What needs to be done:
Write out all of the lines below, exactly and completely.

## begin

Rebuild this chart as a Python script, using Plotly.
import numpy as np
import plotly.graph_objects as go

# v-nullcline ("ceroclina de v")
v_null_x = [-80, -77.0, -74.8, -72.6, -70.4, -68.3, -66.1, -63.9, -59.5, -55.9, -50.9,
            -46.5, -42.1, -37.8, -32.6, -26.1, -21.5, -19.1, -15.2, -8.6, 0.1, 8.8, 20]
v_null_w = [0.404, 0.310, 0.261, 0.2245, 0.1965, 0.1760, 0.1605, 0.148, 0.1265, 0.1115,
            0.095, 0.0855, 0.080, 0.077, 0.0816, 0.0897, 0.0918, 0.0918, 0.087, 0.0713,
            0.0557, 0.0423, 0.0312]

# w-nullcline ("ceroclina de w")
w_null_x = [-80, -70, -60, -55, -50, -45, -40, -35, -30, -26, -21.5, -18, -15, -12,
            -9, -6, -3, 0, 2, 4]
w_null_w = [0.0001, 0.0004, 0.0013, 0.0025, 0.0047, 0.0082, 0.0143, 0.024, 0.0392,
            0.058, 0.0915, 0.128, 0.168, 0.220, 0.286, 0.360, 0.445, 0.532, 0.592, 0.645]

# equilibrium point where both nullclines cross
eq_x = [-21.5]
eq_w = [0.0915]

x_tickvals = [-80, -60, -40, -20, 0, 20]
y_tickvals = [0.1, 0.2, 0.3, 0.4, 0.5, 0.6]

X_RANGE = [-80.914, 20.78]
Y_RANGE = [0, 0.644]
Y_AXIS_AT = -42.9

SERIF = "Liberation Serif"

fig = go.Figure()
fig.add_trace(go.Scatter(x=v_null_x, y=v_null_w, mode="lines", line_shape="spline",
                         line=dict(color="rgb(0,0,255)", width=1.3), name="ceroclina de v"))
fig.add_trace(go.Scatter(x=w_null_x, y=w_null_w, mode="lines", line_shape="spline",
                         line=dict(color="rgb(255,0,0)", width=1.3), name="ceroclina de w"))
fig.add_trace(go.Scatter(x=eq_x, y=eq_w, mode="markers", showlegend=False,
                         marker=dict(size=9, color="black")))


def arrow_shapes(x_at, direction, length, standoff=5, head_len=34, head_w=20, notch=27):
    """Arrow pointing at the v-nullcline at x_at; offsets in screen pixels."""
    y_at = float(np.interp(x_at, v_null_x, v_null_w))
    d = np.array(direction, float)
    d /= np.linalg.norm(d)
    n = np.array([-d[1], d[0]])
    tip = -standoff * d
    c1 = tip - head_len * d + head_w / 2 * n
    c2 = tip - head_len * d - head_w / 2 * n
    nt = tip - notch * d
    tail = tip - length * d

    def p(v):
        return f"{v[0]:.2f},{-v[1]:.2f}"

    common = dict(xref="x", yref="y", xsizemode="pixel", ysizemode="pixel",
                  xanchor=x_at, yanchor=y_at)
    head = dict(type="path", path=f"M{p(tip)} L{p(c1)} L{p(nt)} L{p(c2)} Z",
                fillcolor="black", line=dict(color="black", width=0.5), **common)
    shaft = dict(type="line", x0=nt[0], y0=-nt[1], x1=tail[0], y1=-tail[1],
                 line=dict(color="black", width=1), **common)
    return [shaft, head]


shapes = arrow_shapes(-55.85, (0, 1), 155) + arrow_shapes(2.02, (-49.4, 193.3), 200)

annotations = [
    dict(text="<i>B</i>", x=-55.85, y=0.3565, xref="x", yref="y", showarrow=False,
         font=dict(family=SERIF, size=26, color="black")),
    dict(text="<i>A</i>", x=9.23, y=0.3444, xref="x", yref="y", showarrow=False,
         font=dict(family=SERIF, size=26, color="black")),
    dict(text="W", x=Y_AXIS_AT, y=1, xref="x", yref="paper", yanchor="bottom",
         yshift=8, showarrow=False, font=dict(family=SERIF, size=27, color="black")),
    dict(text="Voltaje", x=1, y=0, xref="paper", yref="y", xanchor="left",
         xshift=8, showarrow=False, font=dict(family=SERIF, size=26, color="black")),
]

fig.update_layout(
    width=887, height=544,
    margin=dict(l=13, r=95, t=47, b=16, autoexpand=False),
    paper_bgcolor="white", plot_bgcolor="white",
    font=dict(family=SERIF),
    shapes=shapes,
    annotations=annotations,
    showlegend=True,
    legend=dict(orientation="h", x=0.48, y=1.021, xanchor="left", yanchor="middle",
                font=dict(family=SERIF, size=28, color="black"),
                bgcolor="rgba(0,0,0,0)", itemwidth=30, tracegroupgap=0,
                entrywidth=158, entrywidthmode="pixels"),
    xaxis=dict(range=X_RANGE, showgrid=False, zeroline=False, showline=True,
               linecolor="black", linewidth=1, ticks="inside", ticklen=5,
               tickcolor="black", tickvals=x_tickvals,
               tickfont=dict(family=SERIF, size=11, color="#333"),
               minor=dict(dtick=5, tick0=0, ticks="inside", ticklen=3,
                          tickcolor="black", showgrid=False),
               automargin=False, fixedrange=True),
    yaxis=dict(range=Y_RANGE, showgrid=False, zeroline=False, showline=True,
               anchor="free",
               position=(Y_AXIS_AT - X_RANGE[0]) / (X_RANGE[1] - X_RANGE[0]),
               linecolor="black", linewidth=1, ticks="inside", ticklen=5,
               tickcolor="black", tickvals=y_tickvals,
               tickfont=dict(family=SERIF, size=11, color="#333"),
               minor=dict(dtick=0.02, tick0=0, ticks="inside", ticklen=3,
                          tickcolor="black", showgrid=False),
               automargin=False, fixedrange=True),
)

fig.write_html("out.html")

## end

Result:
Rebuild this chart as a Python script, using Plotly.
import numpy as np
import plotly.graph_objects as go

# v-nullcline ("ceroclina de v")
v_null_x = [-80, -77.0, -74.8, -72.6, -70.4, -68.3, -66.1, -63.9, -59.5, -55.9, -50.9,
            -46.5, -42.1, -37.8, -32.6, -26.1, -21.5, -19.1, -15.2, -8.6, 0.1, 8.8, 20]
v_null_w = [0.404, 0.310, 0.261, 0.2245, 0.1965, 0.1760, 0.1605, 0.148, 0.1265, 0.1115,
            0.095, 0.0855, 0.080, 0.077, 0.0816, 0.0897, 0.0918, 0.0918, 0.087, 0.0713,
            0.0557, 0.0423, 0.0312]

# w-nullcline ("ceroclina de w")
w_null_x = [-80, -70, -60, -55, -50, -45, -40, -35, -30, -26, -21.5, -18, -15, -12,
            -9, -6, -3, 0, 2, 4]
w_null_w = [0.0001, 0.0004, 0.0013, 0.0025, 0.0047, 0.0082, 0.0143, 0.024, 0.0392,
            0.058, 0.0915, 0.128, 0.168, 0.220, 0.286, 0.360, 0.445, 0.532, 0.592, 0.645]

# equilibrium point where both nullclines cross
eq_x = [-21.5]
eq_w = [0.0915]

x_tickvals = [-80, -60, -40, -20, 0, 20]
y_tickvals = [0.1, 0.2, 0.3, 0.4, 0.5, 0.6]

X_RANGE = [-80.914, 20.78]
Y_RANGE = [0, 0.644]
Y_AXIS_AT = -42.9

SERIF = "Liberation Serif"

fig = go.Figure()
fig.add_trace(go.Scatter(x=v_null_x, y=v_null_w, mode="lines", line_shape="spline",
                         line=dict(color="rgb(0,0,255)", width=1.3), name="ceroclina de v"))
fig.add_trace(go.Scatter(x=w_null_x, y=w_null_w, mode="lines", line_shape="spline",
                         line=dict(color="rgb(255,0,0)", width=1.3), name="ceroclina de w"))
fig.add_trace(go.Scatter(x=eq_x, y=eq_w, mode="markers", showlegend=False,
                         marker=dict(size=9, color="black")))


def arrow_shapes(x_at, direction, length, standoff=5, head_len=34, head_w=20, notch=27):
    """Arrow pointing at the v-nullcline at x_at; offsets in screen pixels."""
    y_at = float(np.interp(x_at, v_null_x, v_null_w))
    d = np.array(direction, float)
    d /= np.linalg.norm(d)
    n = np.array([-d[1], d[0]])
    tip = -standoff * d
    c1 = tip - head_len * d + head_w / 2 * n
    c2 = tip - head_len * d - head_w / 2 * n
    nt = tip - notch * d
    tail = tip - length * d

    def p(v):
        return f"{v[0]:.2f},{-v[1]:.2f}"

    common = dict(xref="x", yref="y", xsizemode="pixel", ysizemode="pixel",
                  xanchor=x_at, yanchor=y_at)
    head = dict(type="path", path=f"M{p(tip)} L{p(c1)} L{p(nt)} L{p(c2)} Z",
                fillcolor="black", line=dict(color="black", width=0.5), **common)
    shaft = dict(type="line", x0=nt[0], y0=-nt[1], x1=tail[0], y1=-tail[1],
                 line=dict(color="black", width=1), **common)
    return [shaft, head]


shapes = arrow_shapes(-55.85, (0, 1), 155) + arrow_shapes(2.02, (-49.4, 193.3), 200)

annotations = [
    dict(text="<i>B</i>", x=-55.85, y=0.3565, xref="x", yref="y", showarrow=False,
         font=dict(family=SERIF, size=26, color="black")),
    dict(text="<i>A</i>", x=9.23, y=0.3444, xref="x", yref="y", showarrow=False,
         font=dict(family=SERIF, size=26, color="black")),
    dict(text="W", x=Y_AXIS_AT, y=1, xref="x", yref="paper", yanchor="bottom",
         yshift=8, showarrow=False, font=dict(family=SERIF, size=27, color="black")),
    dict(text="Voltaje", x=1, y=0, xref="paper", yref="y", xanchor="left",
         xshift=8, showarrow=False, font=dict(family=SERIF, size=26, color="black")),
]

fig.update_layout(
    width=887, height=544,
    margin=dict(l=13, r=95, t=47, b=16, autoexpand=False),
    paper_bgcolor="white", plot_bgcolor="white",
    font=dict(family=SERIF),
    shapes=shapes,
    annotations=annotations,
    showlegend=True,
    legend=dict(orientation="h", x=0.48, y=1.021, xanchor="left", yanchor="middle",
                font=dict(family=SERIF, size=28, color="black"),
                bgcolor="rgba(0,0,0,0)", itemwidth=30, tracegroupgap=0,
                entrywidth=158, entrywidthmode="pixels"),
    xaxis=dict(range=X_RANGE, showgrid=False, zeroline=False, showline=True,
               linecolor="black", linewidth=1, ticks="inside", ticklen=5,
               tickcolor="black", tickvals=x_tickvals,
               tickfont=dict(family=SERIF, size=11, color="#333"),
               minor=dict(dtick=5, tick0=0, ticks="inside", ticklen=3,
                          tickcolor="black", showgrid=False),
               automargin=False, fixedrange=True),
    yaxis=dict(range=Y_RANGE, showgrid=False, zeroline=False, showline=True,
               anchor="free",
               position=(Y_AXIS_AT - X_RANGE[0]) / (X_RANGE[1] - X_RANGE[0]),
               linecolor="black", linewidth=1, ticks="inside", ticklen=5,
               tickcolor="black", tickvals=y_tickvals,
               tickfont=dict(family=SERIF, size=11, color="#333"),
               minor=dict(dtick=0.02, tick0=0, ticks="inside", ticklen=3,
                          tickcolor="black", showgrid=False),
               automargin=False, fixedrange=True),
)

fig.write_html("out.html")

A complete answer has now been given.